## THE TASK
Only the lines from the start of the data through the line containing "0.695,0.685,0.68,0.67,0.66,0.65,0.645,0.635,0.63,0.62];" should be written out, exactly as they are, with both ends included and the pictures left out.

## DATA EXTRACT
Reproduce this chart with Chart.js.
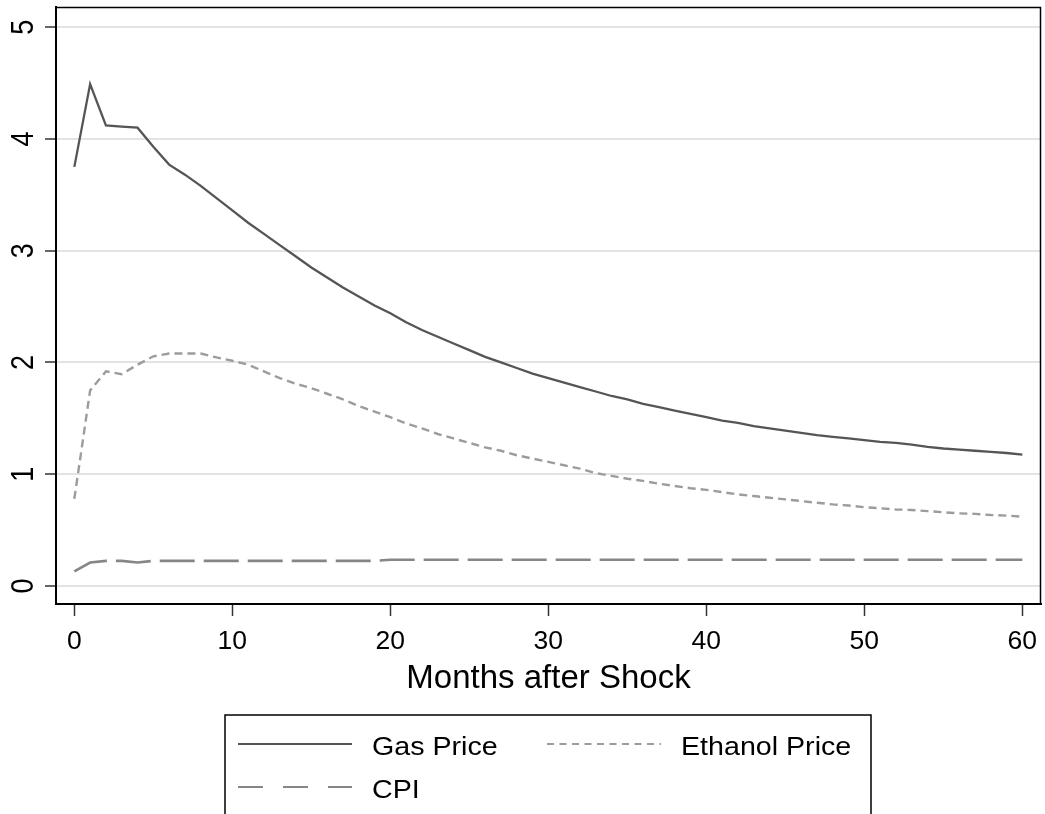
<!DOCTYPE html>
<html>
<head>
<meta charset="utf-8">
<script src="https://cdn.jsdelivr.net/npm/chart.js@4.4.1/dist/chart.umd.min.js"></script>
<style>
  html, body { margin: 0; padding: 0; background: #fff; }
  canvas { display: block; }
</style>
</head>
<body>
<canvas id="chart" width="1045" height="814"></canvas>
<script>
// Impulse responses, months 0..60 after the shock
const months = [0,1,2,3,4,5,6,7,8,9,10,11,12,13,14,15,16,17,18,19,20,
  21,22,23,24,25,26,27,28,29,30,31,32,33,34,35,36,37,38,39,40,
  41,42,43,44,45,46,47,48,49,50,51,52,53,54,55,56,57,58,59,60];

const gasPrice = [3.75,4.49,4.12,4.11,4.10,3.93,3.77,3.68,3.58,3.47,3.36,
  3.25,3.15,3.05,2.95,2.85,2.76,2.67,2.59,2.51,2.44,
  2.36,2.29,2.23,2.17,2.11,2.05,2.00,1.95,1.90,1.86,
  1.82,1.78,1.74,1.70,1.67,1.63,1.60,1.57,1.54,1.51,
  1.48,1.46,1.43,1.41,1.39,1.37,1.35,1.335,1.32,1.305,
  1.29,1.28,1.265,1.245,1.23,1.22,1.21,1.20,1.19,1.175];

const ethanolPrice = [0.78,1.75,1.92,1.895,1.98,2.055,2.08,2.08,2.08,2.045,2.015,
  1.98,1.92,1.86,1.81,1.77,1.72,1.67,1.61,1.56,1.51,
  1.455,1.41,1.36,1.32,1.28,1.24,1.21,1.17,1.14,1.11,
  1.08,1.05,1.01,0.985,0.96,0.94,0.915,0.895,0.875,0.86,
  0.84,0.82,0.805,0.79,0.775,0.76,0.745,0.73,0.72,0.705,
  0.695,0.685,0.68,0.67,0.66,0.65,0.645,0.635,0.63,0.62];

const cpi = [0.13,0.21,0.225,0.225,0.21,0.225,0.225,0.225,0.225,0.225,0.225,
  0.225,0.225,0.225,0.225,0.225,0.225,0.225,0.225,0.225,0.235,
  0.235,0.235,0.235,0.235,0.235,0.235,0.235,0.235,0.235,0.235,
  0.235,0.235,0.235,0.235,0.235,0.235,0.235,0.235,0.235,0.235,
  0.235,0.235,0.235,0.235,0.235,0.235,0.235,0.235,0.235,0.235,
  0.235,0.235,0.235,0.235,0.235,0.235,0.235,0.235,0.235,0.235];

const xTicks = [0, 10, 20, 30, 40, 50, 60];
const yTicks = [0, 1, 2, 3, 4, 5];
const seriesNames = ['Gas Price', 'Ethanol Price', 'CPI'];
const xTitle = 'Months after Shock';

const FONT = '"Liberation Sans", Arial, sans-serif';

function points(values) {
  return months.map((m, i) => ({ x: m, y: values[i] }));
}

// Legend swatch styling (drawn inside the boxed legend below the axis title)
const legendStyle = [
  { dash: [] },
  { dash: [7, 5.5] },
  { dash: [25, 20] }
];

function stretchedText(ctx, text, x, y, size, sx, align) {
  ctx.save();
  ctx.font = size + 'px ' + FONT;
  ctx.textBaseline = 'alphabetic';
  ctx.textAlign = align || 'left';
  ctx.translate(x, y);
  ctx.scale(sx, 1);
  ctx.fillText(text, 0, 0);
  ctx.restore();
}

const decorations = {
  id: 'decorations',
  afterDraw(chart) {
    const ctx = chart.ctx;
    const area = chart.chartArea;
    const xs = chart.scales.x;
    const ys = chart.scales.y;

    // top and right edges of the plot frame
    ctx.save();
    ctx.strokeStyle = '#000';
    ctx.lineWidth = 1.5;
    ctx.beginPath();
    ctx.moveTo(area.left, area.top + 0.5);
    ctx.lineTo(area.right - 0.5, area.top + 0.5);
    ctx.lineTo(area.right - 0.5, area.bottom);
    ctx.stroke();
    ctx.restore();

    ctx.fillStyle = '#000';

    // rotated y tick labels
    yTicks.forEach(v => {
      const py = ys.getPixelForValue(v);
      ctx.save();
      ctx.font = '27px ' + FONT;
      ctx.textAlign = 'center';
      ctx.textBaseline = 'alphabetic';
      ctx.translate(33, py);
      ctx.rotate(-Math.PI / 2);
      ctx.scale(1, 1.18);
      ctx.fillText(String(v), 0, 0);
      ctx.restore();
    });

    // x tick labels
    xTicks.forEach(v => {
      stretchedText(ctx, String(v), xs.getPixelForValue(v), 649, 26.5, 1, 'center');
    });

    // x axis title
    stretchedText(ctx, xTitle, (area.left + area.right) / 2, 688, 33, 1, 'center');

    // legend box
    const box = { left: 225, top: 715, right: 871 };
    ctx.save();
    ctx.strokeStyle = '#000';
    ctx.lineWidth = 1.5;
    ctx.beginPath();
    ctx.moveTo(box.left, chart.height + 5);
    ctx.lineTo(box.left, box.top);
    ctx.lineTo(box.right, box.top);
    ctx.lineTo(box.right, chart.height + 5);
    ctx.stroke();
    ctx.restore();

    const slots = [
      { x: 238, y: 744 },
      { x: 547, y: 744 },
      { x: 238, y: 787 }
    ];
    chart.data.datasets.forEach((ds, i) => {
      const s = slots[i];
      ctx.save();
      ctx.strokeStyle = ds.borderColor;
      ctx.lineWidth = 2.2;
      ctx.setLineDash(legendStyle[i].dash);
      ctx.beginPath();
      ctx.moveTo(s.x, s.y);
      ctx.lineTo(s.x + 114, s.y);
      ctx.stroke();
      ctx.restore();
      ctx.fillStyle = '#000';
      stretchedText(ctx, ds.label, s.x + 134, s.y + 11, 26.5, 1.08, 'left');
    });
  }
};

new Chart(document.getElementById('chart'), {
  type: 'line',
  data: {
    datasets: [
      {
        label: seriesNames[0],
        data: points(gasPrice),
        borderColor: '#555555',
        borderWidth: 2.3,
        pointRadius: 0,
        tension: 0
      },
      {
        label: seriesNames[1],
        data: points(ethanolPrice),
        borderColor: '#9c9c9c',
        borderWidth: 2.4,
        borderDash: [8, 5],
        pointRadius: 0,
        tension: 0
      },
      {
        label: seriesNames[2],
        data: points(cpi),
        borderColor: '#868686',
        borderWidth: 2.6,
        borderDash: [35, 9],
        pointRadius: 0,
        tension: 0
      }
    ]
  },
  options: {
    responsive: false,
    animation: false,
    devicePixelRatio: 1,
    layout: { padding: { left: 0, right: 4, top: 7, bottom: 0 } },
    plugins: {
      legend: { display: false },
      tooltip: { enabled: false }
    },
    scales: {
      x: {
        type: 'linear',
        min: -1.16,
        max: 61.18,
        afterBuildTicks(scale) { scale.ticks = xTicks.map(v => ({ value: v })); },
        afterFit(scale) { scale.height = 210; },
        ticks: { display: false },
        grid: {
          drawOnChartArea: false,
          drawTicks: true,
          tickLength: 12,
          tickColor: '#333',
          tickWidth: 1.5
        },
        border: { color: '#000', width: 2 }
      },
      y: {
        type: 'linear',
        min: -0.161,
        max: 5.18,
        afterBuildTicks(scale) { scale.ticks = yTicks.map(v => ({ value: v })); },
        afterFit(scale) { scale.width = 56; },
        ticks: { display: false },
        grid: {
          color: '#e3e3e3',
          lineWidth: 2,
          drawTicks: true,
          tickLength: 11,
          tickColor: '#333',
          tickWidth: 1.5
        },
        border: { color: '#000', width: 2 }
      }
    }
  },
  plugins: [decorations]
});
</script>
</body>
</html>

## ANSWER FOR THE TASK
Reproduce this chart with Chart.js.
<!DOCTYPE html>
<html>
<head>
<meta charset="utf-8">
<script src="https://cdn.jsdelivr.net/npm/chart.js@4.4.1/dist/chart.umd.min.js"></script>
<style>
  html, body { margin: 0; padding: 0; background: #fff; }
  canvas { display: block; }
</style>
</head>
<body>
<canvas id="chart" width="1045" height="814"></canvas>
<script>
// Impulse responses, months 0..60 after the shock
const months = [0,1,2,3,4,5,6,7,8,9,10,11,12,13,14,15,16,17,18,19,20,
  21,22,23,24,25,26,27,28,29,30,31,32,33,34,35,36,37,38,39,40,
  41,42,43,44,45,46,47,48,49,50,51,52,53,54,55,56,57,58,59,60];

const gasPrice = [3.75,4.49,4.12,4.11,4.10,3.93,3.77,3.68,3.58,3.47,3.36,
  3.25,3.15,3.05,2.95,2.85,2.76,2.67,2.59,2.51,2.44,
  2.36,2.29,2.23,2.17,2.11,2.05,2.00,1.95,1.90,1.86,
  1.82,1.78,1.74,1.70,1.67,1.63,1.60,1.57,1.54,1.51,
  1.48,1.46,1.43,1.41,1.39,1.37,1.35,1.335,1.32,1.305,
  1.29,1.28,1.265,1.245,1.23,1.22,1.21,1.20,1.19,1.175];

const ethanolPrice = [0.78,1.75,1.92,1.895,1.98,2.055,2.08,2.08,2.08,2.045,2.015,
  1.98,1.92,1.86,1.81,1.77,1.72,1.67,1.61,1.56,1.51,
  1.455,1.41,1.36,1.32,1.28,1.24,1.21,1.17,1.14,1.11,
  1.08,1.05,1.01,0.985,0.96,0.94,0.915,0.895,0.875,0.86,
  0.84,0.82,0.805,0.79,0.775,0.76,0.745,0.73,0.72,0.705,
  0.695,0.685,0.68,0.67,0.66,0.65,0.645,0.635,0.63,0.62];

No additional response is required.